(What is asked) Omit any picture, and return the remaining data exactly as written.

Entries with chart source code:
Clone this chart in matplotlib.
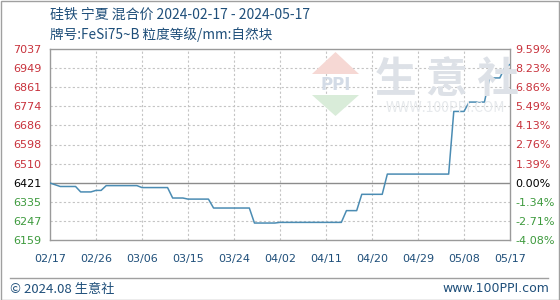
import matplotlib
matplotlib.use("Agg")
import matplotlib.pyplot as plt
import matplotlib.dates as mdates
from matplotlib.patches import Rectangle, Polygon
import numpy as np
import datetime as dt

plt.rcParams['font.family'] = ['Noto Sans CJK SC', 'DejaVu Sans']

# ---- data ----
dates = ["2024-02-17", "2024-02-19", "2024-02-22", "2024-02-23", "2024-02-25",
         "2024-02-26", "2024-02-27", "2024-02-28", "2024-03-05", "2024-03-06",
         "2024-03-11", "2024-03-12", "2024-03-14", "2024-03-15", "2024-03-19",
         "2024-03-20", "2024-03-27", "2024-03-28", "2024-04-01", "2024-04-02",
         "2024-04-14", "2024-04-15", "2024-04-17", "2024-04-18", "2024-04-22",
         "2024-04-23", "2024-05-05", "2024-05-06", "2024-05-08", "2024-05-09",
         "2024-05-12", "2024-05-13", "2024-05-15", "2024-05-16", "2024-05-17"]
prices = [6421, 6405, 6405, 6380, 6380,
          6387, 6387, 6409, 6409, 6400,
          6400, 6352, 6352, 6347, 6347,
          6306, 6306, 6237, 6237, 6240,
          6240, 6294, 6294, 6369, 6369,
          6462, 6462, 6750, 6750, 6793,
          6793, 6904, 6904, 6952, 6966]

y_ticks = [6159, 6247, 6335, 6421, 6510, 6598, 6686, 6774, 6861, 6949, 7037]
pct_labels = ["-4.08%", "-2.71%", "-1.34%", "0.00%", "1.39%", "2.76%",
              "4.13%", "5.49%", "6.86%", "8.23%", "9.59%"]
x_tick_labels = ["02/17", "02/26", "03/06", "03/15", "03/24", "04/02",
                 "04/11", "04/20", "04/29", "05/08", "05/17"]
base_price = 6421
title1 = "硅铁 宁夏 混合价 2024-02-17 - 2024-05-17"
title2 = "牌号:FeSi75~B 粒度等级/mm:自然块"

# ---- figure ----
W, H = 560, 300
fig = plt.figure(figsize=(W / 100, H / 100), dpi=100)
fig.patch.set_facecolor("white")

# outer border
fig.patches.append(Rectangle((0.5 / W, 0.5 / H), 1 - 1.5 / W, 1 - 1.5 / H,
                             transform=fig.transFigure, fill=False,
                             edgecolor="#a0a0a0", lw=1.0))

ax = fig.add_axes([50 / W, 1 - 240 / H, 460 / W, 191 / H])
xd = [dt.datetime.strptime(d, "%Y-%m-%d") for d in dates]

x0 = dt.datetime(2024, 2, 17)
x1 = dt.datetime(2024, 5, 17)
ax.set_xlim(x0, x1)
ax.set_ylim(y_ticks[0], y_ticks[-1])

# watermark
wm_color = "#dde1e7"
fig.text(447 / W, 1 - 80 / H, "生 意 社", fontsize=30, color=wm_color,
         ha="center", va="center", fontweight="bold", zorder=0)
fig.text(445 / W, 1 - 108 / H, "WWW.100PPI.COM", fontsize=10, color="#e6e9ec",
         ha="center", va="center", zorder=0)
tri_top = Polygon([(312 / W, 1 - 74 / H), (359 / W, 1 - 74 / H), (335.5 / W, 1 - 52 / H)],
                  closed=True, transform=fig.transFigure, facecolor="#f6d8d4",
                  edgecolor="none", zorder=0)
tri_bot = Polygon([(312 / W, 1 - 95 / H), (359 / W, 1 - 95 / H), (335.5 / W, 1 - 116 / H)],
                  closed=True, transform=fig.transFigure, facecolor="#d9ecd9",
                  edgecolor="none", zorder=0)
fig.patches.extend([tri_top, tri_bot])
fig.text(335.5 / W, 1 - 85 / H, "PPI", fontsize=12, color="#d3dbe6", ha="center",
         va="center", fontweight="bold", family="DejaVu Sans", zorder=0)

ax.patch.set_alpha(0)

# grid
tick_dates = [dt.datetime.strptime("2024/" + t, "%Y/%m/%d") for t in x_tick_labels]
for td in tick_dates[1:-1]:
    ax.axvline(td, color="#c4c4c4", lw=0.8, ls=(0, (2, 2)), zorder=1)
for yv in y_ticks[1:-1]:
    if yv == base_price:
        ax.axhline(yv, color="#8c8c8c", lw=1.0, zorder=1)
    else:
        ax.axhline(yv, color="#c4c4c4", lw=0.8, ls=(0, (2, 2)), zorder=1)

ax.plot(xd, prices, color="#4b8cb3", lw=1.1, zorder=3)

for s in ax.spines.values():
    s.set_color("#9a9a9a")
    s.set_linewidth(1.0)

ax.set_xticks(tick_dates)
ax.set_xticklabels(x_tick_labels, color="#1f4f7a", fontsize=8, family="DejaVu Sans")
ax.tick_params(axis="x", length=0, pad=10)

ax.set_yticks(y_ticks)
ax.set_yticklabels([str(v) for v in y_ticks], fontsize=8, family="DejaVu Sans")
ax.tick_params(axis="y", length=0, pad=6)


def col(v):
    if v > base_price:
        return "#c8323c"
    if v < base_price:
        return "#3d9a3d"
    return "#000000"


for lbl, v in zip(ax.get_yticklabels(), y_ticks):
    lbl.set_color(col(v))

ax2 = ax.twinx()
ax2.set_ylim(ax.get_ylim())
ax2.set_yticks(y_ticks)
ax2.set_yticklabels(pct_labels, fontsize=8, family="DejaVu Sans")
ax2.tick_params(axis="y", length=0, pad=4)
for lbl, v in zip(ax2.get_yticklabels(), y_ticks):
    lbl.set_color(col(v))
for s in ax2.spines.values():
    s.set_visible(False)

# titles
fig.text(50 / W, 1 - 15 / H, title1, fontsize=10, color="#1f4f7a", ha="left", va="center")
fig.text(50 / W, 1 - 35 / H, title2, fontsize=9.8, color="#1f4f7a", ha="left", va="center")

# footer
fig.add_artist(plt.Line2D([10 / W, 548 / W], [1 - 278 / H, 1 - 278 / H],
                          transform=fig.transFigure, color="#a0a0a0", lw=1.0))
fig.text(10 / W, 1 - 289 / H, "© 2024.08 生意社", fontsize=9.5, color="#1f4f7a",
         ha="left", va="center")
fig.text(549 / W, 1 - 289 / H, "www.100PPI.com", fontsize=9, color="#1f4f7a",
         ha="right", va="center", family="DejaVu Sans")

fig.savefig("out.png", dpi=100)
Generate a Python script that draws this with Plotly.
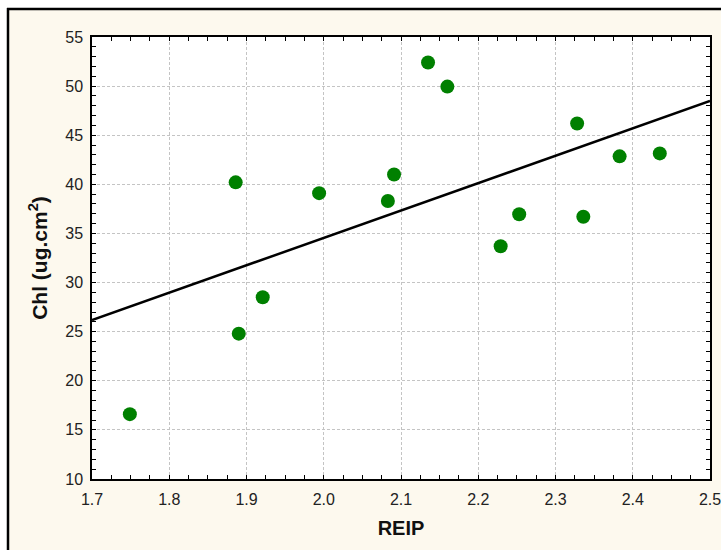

(Exercise output)
Clone this chart in matplotlib.
import matplotlib
matplotlib.use("Agg")
import matplotlib.pyplot as plt
import matplotlib.dates as mdates
from matplotlib.patches import Rectangle, Polygon
import numpy as np
import datetime as dt

plt.rcParams['font.family'] = ['Noto Sans CJK SC', 'DejaVu Sans']

# ---- data ----
dates = ["2024-02-17", "2024-02-19", "2024-02-22", "2024-02-23", "2024-02-25",
         "2024-02-26", "2024-02-27", "2024-02-28", "2024-03-05", "2024-03-06",
         "2024-03-11", "2024-03-12", "2024-03-14", "2024-03-15", "2024-03-19",
         "2024-03-20", "2024-03-27", "2024-03-28", "2024-04-01", "2024-04-02",
         "2024-04-14", "2024-04-15", "2024-04-17", "2024-04-18", "2024-04-22",
         "2024-04-23", "2024-05-05", "2024-05-06", "2024-05-08", "2024-05-09",
         "2024-05-12", "2024-05-13", "2024-05-15", "2024-05-16", "2024-05-17"]
prices = [6421, 6405, 6405, 6380, 6380,
          6387, 6387, 6409, 6409, 6400,
          6400, 6352, 6352, 6347, 6347,
          6306, 6306, 6237, 6237, 6240,
          6240, 6294, 6294, 6369, 6369,
          6462, 6462, 6750, 6750, 6793,
          6793, 6904, 6904, 6952, 6966]

y_ticks = [6159, 6247, 6335, 6421, 6510, 6598, 6686, 6774, 6861, 6949, 7037]
pct_labels = ["-4.08%", "-2.71%", "-1.34%", "0.00%", "1.39%", "2.76%",
              "4.13%", "5.49%", "6.86%", "8.23%", "9.59%"]
x_tick_labels = ["02/17", "02/26", "03/06", "03/15", "03/24", "04/02",
                 "04/11", "04/20", "04/29", "05/08", "05/17"]
base_price = 6421
title1 = "硅铁 宁夏 混合价 2024-02-17 - 2024-05-17"
title2 = "牌号:FeSi75~B 粒度等级/mm:自然块"

# ---- figure ----
W, H = 560, 300
fig = plt.figure(figsize=(W / 100, H / 100), dpi=100)
fig.patch.set_facecolor("white")

# outer border
fig.patches.append(Rectangle((0.5 / W, 0.5 / H), 1 - 1.5 / W, 1 - 1.5 / H,
                             transform=fig.transFigure, fill=False,
                             edgecolor="#a0a0a0", lw=1.0))

ax = fig.add_axes([50 / W, 1 - 240 / H, 460 / W, 191 / H])
xd = [dt.datetime.strptime(d, "%Y-%m-%d") for d in dates]

x0 = dt.datetime(2024, 2, 17)
x1 = dt.datetime(2024, 5, 17)
ax.set_xlim(x0, x1)
ax.set_ylim(y_ticks[0], y_ticks[-1])

# watermark
wm_color = "#dde1e7"
fig.text(447 / W, 1 - 80 / H, "生 意 社", fontsize=30, color=wm_color,
         ha="center", va="center", fontweight="bold", zorder=0)
fig.text(445 / W, 1 - 108 / H, "WWW.100PPI.COM", fontsize=10, color="#e6e9ec",
         ha="center", va="center", zorder=0)
tri_top = Polygon([(312 / W, 1 - 74 / H), (359 / W, 1 - 74 / H), (335.5 / W, 1 - 52 / H)],
                  closed=True, transform=fig.transFigure, facecolor="#f6d8d4",
                  edgecolor="none", zorder=0)
tri_bot = Polygon([(312 / W, 1 - 95 / H), (359 / W, 1 - 95 / H), (335.5 / W, 1 - 116 / H)],
                  closed=True, transform=fig.transFigure, facecolor="#d9ecd9",
                  edgecolor="none", zorder=0)
fig.patches.extend([tri_top, tri_bot])
fig.text(335.5 / W, 1 - 85 / H, "PPI", fontsize=12, color="#d3dbe6", ha="center",
         va="center", fontweight="bold", family="DejaVu Sans", zorder=0)

ax.patch.set_alpha(0)

# grid
tick_dates = [dt.datetime.strptime("2024/" + t, "%Y/%m/%d") for t in x_tick_labels]
for td in tick_dates[1:-1]:
    ax.axvline(td, color="#c4c4c4", lw=0.8, ls=(0, (2, 2)), zorder=1)
for yv in y_ticks[1:-1]:
    if yv == base_price:
        ax.axhline(yv, color="#8c8c8c", lw=1.0, zorder=1)
    else:
        ax.axhline(yv, color="#c4c4c4", lw=0.8, ls=(0, (2, 2)), zorder=1)

ax.plot(xd, prices, color="#4b8cb3", lw=1.1, zorder=3)

for s in ax.spines.values():
    s.set_color("#9a9a9a")
    s.set_linewidth(1.0)

ax.set_xticks(tick_dates)
ax.set_xticklabels(x_tick_labels, color="#1f4f7a", fontsize=8, family="DejaVu Sans")
ax.tick_params(axis="x", length=0, pad=10)

ax.set_yticks(y_ticks)
ax.set_yticklabels([str(v) for v in y_ticks], fontsize=8, family="DejaVu Sans")
ax.tick_params(axis="y", length=0, pad=6)


def col(v):
    if v > base_price:
        return "#c8323c"
    if v < base_price:
        return "#3d9a3d"
    return "#000000"


for lbl, v in zip(ax.get_yticklabels(), y_ticks):
    lbl.set_color(col(v))

ax2 = ax.twinx()
ax2.set_ylim(ax.get_ylim())
ax2.set_yticks(y_ticks)
ax2.set_yticklabels(pct_labels, fontsize=8, family="DejaVu Sans")
ax2.tick_params(axis="y", length=0, pad=4)
for lbl, v in zip(ax2.get_yticklabels(), y_ticks):
    lbl.set_color(col(v))
for s in ax2.spines.values():
    s.set_visible(False)

# titles
fig.text(50 / W, 1 - 15 / H, title1, fontsize=10, color="#1f4f7a", ha="left", va="center")
fig.text(50 / W, 1 - 35 / H, title2, fontsize=9.8, color="#1f4f7a", ha="left", va="center")

# footer
fig.add_artist(plt.Line2D([10 / W, 548 / W], [1 - 278 / H, 1 - 278 / H],
                          transform=fig.transFigure, color="#a0a0a0", lw=1.0))
fig.text(10 / W, 1 - 289 / H, "© 2024.08 生意社", fontsize=9.5, color="#1f4f7a",
         ha="left", va="center")
fig.text(549 / W, 1 - 289 / H, "www.100PPI.com", fontsize=9, color="#1f4f7a",
         ha="right", va="center", family="DejaVu Sans")

fig.savefig("out.png", dpi=100)
Generate a Python script that draws this with Plotly.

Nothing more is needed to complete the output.